Toskala hadn't even finished his first game of the regular season before the questions were asked. And he didn't get to finish his second start that only turned up the heat, which bothered coach Ron Wilson, who only likes it when he turns up the heat.

Wilson, at least, has a history with Toskala that extends beyond the borders of Mississauga. This is the sixth season he has coached the goalie. Most of that time, Toskala was a backup to Evgeny Nabokov in San Jose.

On occasion, in two of those San Jose seasons, Toskala looked the part of No. 1 goaltender, playing on a strong team, behind a relatively strong defence.

Now, Wilson has had Toskala for a season and three games in Toronto.

Almost all that time, he has seemed off, looking too small to play the butterfly style, too vulnerable on high shots, too often chasing the play on anything that went side to side. The year before Wilson arrived, the last season of Paul Maurice, Toskala played differently, an almost all-star whose $4-million US contract matched his value. When Maurice and goaltending coach Steve McKichan left, so it seemed, did Toskala's confidence.

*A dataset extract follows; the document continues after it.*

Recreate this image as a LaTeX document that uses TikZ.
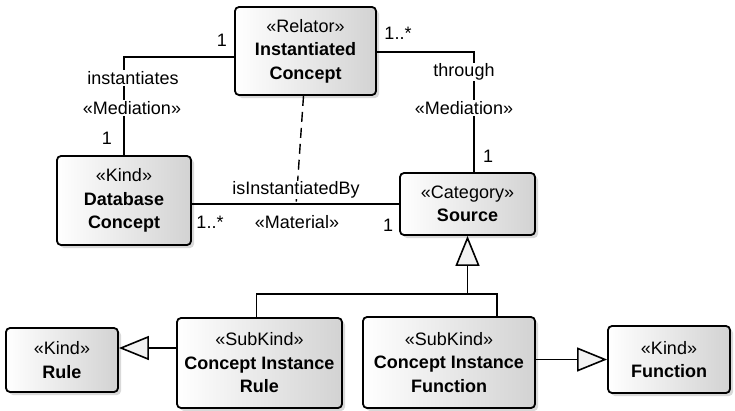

And now, at 32 years of age, it's not like Toskala is any kid about to find himself. He's been playing NHL games for the past eight seasons.

He can act all huffy and entitled about how he had been treated this early season by his coaching staff, by fans and by the media but the truth is, he is now in control of his own goaltending.

Play well and the people will shut up. Play well and the doubters will stop doubting. Play well and that monster on your back won't be waiting for The Monster to return.

It's up to Vesa Toskala. The rest will take care of itself.